# Start of Task data
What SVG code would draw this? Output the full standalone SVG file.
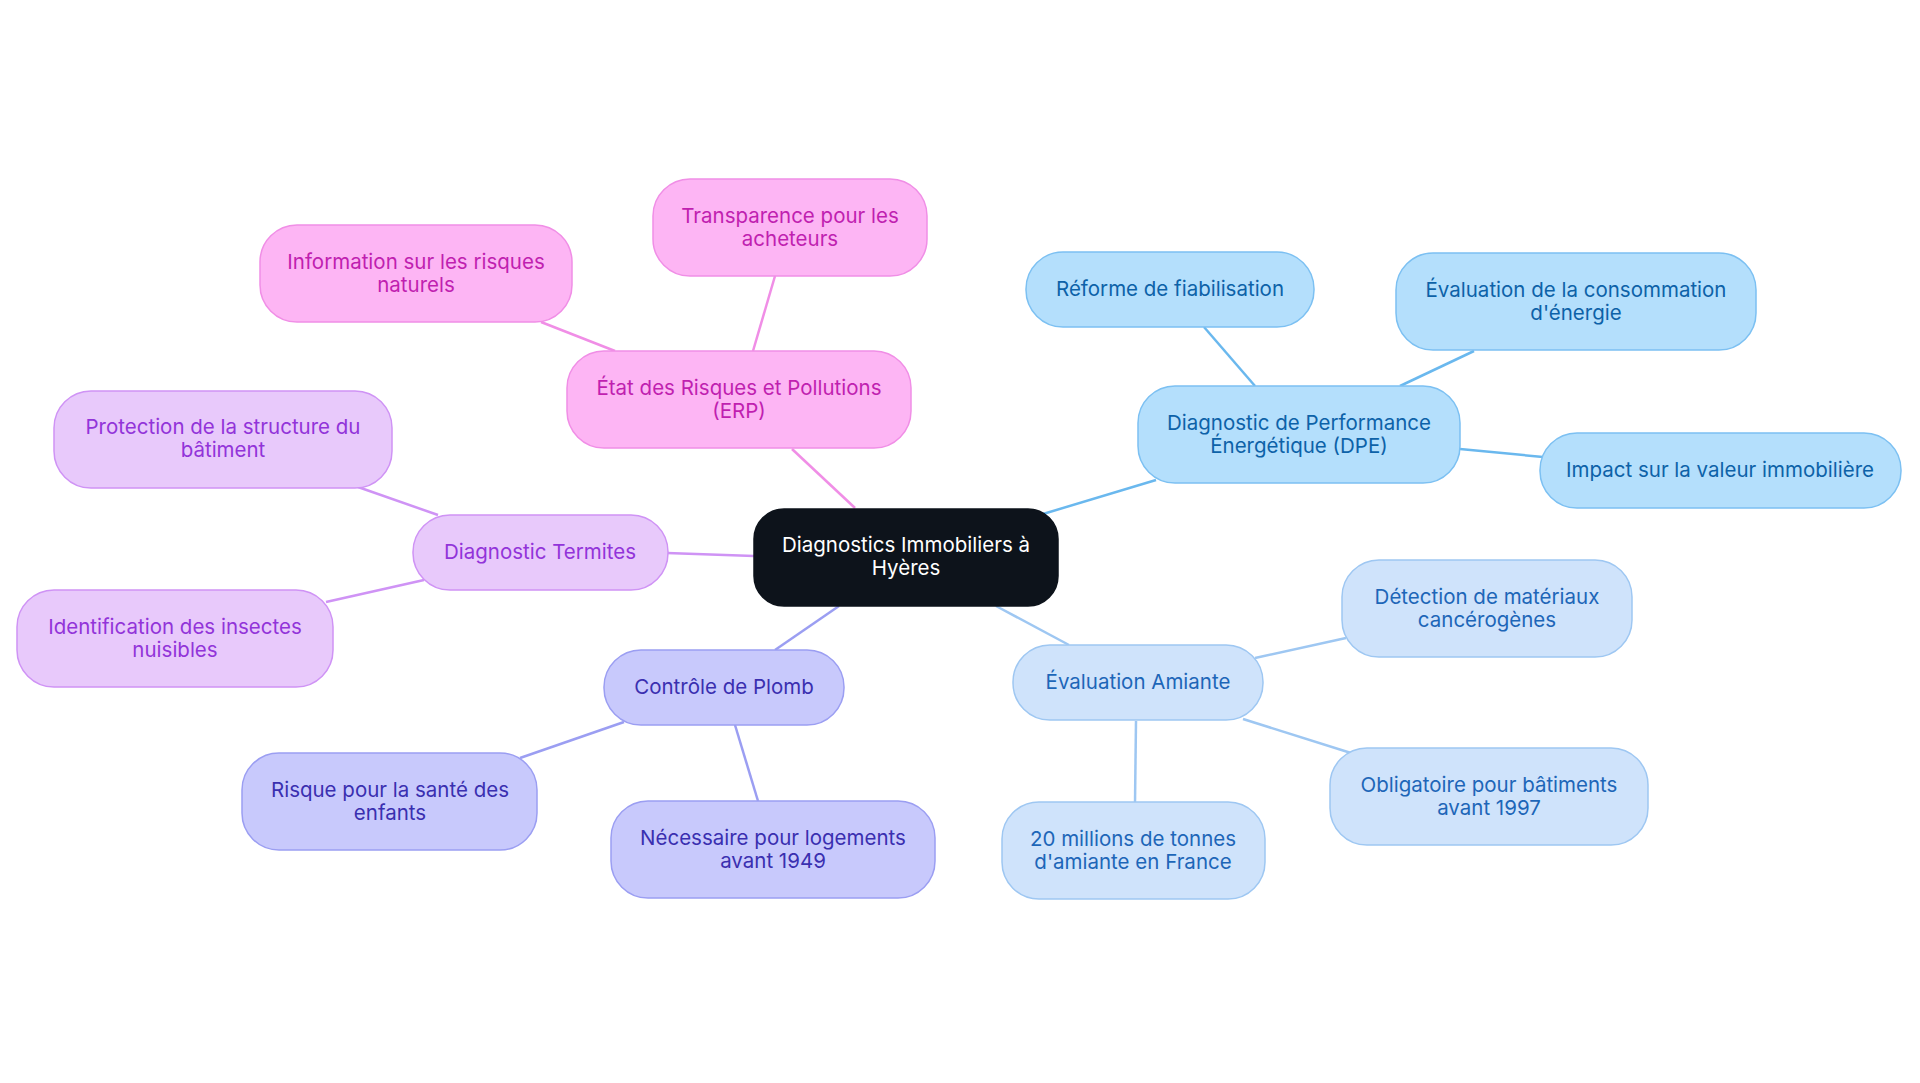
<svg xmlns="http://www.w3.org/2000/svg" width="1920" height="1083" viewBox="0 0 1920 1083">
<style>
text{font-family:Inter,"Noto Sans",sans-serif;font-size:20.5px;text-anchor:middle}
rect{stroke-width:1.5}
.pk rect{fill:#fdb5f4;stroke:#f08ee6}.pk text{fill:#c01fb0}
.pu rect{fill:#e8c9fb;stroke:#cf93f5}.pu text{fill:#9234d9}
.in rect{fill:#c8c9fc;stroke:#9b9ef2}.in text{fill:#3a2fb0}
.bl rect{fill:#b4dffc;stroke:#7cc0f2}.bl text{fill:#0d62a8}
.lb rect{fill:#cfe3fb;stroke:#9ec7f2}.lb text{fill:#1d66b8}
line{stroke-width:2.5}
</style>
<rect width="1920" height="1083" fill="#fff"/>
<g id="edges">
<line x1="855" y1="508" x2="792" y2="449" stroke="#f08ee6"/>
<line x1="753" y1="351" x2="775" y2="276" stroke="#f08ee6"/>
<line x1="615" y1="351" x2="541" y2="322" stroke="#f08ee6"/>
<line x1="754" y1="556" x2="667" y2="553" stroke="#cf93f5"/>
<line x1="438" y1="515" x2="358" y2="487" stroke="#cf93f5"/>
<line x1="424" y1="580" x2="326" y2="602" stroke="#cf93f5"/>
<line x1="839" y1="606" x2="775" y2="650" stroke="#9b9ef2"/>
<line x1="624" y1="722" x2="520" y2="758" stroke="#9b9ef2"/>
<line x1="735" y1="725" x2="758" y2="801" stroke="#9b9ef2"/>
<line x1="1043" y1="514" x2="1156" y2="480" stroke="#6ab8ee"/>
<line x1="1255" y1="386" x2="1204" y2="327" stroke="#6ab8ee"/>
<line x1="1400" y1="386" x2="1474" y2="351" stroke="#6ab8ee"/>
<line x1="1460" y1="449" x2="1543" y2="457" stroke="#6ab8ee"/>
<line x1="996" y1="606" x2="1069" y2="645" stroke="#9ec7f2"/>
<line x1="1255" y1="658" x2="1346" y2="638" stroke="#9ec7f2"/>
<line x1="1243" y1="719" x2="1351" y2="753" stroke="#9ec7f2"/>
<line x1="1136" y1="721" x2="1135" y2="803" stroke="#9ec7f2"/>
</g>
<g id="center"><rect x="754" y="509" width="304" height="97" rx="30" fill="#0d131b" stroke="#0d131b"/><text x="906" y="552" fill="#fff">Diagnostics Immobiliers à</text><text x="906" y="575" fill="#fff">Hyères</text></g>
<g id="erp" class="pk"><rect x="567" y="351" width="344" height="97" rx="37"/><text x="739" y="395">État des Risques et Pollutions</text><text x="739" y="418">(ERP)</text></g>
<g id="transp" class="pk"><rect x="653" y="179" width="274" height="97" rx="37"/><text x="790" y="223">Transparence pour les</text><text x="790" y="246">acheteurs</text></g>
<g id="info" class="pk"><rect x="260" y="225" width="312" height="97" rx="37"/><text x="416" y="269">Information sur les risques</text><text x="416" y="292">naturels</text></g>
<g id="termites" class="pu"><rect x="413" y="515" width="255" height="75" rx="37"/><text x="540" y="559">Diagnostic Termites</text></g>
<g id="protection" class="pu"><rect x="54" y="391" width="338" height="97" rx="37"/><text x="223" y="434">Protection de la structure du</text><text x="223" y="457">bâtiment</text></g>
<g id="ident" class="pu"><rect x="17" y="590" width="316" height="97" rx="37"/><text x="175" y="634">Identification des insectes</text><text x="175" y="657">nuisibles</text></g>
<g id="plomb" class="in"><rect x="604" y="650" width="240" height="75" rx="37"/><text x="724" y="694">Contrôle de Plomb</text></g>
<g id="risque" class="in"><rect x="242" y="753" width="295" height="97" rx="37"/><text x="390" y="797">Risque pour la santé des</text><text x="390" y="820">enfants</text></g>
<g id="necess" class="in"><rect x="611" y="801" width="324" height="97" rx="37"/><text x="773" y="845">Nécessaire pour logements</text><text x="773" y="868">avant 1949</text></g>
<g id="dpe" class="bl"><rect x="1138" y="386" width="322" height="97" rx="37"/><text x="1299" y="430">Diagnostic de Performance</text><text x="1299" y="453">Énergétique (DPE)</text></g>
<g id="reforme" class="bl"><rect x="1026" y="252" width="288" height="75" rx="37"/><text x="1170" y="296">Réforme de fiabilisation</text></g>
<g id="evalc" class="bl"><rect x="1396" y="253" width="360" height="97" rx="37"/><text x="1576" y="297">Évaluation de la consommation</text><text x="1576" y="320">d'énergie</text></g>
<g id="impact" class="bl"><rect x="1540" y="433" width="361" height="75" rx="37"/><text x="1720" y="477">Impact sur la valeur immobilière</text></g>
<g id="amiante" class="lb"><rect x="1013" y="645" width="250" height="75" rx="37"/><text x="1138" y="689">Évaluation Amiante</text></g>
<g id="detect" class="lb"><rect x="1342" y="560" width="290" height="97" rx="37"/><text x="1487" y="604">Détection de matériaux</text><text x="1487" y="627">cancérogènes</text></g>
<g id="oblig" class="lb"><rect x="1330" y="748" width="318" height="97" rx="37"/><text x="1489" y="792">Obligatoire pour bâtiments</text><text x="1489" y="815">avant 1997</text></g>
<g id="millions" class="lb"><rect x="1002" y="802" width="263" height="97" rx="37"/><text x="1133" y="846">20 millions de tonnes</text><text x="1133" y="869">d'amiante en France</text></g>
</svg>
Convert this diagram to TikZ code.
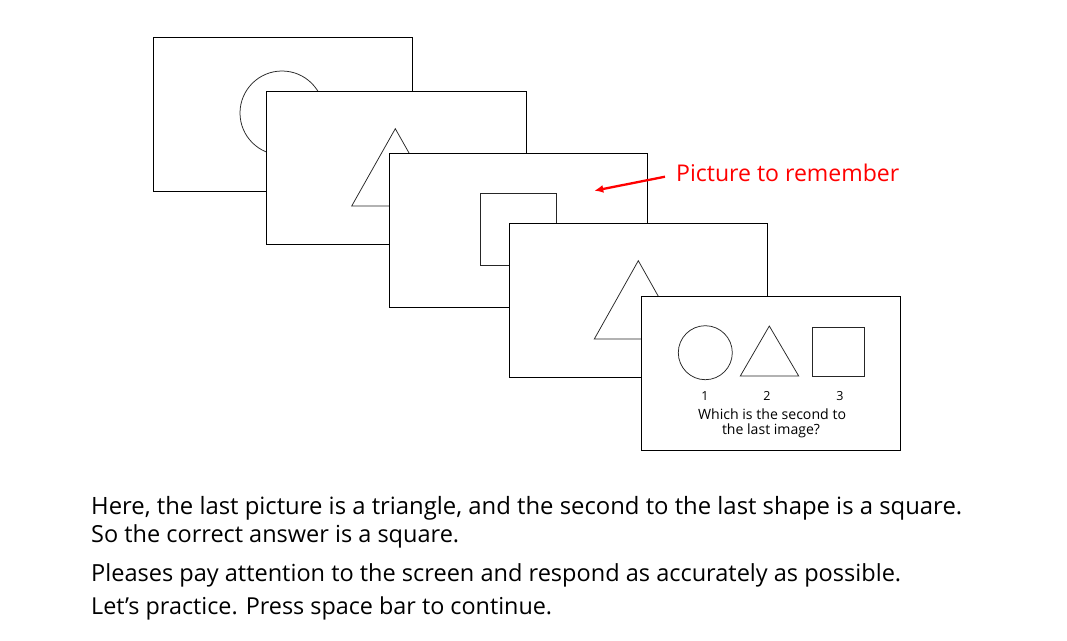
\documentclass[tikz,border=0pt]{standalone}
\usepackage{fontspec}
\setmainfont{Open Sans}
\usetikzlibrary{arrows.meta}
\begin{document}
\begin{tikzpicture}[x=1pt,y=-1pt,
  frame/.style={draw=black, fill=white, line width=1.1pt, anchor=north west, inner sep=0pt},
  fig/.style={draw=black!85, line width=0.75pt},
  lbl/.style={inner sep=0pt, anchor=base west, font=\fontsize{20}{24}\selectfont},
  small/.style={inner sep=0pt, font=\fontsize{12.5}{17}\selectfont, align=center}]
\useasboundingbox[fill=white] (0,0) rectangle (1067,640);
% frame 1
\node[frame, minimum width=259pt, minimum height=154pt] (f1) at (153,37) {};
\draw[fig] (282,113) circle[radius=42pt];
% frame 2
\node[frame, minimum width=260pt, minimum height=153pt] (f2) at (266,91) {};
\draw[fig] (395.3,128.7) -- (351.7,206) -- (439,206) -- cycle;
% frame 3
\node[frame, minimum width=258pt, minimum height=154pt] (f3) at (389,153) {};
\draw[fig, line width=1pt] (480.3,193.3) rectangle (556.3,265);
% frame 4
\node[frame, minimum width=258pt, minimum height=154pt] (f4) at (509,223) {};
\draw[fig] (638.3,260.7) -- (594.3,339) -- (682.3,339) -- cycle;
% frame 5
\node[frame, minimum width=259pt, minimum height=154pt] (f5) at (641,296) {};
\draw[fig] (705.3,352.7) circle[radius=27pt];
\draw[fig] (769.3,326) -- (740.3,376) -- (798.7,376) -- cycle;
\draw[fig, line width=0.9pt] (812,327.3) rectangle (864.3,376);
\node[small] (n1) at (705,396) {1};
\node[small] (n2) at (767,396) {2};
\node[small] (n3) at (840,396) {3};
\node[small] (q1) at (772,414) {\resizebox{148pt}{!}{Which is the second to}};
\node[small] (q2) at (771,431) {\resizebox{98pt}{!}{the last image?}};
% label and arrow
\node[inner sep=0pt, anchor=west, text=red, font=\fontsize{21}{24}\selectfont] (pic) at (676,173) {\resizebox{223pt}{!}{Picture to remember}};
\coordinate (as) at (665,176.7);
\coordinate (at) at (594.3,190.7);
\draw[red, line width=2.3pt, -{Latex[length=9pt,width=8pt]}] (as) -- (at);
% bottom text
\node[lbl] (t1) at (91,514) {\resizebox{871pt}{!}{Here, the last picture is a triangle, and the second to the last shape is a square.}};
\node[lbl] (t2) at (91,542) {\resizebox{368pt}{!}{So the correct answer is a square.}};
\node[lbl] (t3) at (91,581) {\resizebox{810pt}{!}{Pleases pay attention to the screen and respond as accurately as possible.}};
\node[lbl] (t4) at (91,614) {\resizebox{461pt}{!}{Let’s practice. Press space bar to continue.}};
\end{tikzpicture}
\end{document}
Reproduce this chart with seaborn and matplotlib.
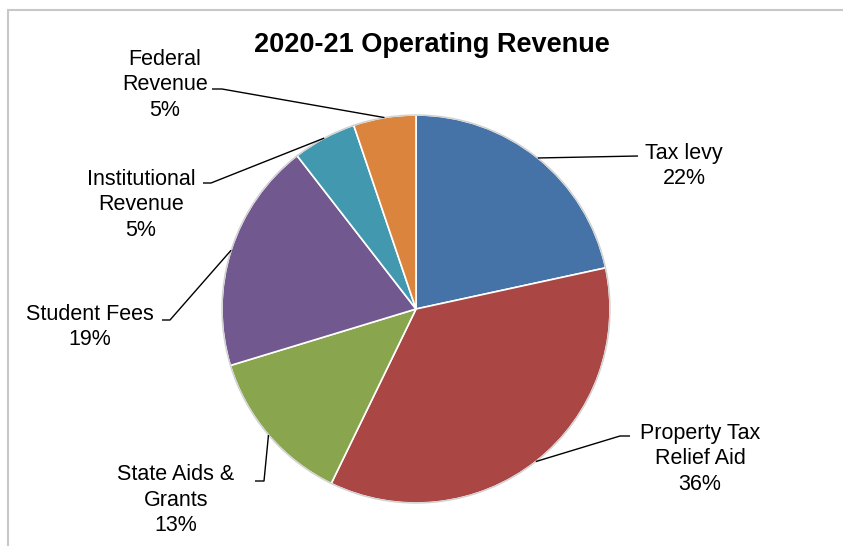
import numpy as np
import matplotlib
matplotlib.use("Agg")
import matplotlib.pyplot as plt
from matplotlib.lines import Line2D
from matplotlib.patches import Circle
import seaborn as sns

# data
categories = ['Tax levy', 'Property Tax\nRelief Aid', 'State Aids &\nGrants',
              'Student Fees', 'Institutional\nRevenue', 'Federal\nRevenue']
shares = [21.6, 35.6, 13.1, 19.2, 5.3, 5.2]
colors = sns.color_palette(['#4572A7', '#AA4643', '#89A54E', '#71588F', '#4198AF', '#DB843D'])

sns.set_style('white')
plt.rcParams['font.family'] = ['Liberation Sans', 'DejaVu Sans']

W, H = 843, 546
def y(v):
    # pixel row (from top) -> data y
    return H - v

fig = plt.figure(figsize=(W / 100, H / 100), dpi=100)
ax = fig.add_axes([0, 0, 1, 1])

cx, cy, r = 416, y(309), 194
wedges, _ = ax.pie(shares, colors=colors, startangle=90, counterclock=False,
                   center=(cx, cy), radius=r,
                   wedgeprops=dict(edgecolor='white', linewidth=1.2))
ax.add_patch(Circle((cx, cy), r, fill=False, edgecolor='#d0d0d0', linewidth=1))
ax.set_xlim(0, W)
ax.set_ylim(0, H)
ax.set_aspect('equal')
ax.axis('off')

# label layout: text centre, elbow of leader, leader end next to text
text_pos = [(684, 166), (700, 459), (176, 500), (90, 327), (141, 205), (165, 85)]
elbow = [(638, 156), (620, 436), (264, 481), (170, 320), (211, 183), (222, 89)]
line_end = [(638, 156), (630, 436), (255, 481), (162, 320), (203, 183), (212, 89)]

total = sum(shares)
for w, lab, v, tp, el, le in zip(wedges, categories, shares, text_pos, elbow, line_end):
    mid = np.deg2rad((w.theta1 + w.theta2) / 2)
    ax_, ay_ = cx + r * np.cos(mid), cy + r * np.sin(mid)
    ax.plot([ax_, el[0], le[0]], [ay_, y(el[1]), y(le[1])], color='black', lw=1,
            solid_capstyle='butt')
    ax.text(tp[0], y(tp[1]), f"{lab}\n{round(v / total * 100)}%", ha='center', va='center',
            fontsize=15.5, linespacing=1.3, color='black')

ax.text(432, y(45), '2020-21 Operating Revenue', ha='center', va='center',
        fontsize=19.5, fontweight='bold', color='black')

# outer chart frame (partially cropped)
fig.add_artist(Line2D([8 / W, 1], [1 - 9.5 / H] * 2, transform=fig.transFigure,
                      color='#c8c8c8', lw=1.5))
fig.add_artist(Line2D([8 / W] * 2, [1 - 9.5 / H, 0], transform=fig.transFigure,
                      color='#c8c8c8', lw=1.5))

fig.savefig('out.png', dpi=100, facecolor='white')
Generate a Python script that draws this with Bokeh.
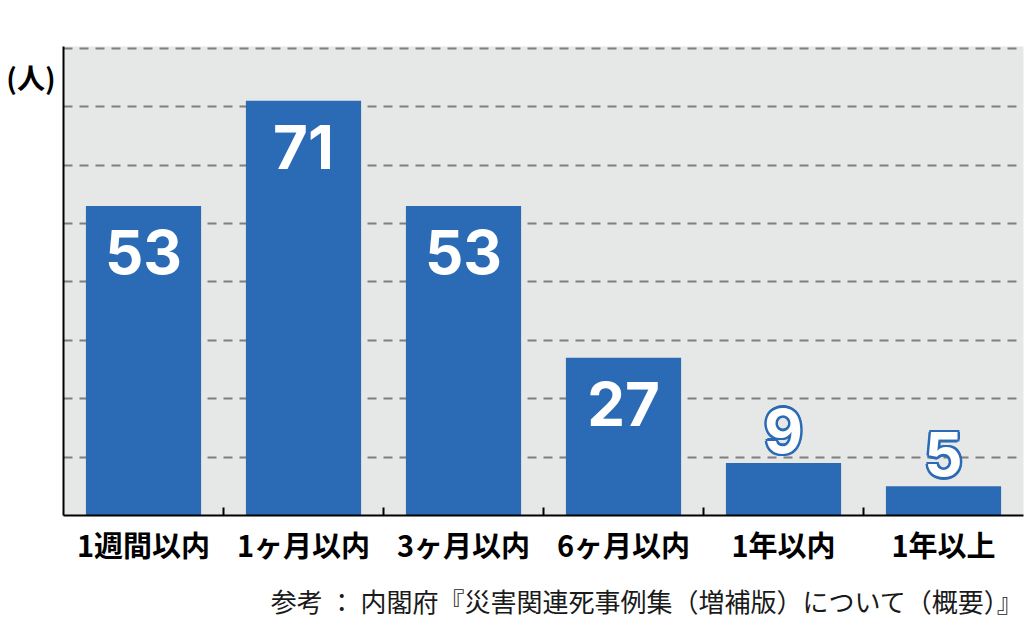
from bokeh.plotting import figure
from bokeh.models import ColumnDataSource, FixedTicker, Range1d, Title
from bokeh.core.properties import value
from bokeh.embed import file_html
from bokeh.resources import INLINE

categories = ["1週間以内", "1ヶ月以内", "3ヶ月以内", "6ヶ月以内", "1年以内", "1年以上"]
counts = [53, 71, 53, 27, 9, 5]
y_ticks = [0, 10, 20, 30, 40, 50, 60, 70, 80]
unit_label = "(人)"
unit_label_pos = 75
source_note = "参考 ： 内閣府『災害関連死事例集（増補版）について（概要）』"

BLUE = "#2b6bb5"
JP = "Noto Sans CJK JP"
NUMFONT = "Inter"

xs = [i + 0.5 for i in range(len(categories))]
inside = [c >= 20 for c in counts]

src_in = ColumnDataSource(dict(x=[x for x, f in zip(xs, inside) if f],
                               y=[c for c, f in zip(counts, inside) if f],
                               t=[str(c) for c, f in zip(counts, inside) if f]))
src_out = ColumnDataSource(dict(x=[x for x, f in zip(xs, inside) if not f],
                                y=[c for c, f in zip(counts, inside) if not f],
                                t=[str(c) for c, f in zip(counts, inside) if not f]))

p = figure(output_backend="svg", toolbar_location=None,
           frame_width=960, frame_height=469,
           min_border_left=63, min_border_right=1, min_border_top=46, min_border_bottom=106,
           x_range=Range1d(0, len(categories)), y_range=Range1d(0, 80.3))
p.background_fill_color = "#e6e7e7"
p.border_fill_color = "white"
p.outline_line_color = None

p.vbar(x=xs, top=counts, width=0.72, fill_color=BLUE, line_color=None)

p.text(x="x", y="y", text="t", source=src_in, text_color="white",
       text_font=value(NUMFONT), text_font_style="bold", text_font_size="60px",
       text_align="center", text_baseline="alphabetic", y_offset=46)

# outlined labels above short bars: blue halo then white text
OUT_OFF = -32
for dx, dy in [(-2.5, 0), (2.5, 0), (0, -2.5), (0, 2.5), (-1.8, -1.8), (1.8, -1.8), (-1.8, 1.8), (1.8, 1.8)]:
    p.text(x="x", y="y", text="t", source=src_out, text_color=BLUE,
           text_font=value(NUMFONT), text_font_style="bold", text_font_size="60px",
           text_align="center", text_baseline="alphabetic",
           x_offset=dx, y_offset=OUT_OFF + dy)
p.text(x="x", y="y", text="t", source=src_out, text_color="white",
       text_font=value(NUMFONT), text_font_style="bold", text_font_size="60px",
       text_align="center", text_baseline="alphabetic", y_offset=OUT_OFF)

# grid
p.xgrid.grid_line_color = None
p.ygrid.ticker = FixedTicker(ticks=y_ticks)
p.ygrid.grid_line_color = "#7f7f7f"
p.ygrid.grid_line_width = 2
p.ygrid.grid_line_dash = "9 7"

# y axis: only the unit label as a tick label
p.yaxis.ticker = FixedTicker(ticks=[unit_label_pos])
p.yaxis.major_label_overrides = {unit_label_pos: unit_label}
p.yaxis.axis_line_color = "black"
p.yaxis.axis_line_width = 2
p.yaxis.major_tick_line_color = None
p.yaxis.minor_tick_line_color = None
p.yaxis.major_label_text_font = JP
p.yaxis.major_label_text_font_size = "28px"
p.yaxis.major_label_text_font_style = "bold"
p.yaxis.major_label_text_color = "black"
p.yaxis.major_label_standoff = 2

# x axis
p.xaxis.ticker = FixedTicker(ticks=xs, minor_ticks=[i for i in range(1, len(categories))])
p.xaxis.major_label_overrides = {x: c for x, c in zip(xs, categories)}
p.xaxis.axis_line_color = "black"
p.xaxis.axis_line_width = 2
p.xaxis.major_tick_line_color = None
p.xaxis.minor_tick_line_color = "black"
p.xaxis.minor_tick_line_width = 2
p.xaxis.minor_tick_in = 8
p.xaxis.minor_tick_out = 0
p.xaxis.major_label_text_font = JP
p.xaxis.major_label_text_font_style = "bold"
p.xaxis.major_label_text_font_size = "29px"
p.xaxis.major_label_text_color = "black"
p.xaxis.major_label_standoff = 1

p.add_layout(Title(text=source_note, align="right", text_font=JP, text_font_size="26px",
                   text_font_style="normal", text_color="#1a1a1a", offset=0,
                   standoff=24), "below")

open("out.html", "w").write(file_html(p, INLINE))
# End of Task data
(The exercise):
Exactly the lines from the one with "Reproduce this chart" through the one with "import seaborn as sns" are to be reproduced, and no pictures with them.

(The output):
Reproduce this chart with seaborn and matplotlib.
import numpy as np
import matplotlib
matplotlib.use("Agg")
import matplotlib.pyplot as plt
from matplotlib.lines import Line2D
from matplotlib.patches import Circle
import seaborn as sns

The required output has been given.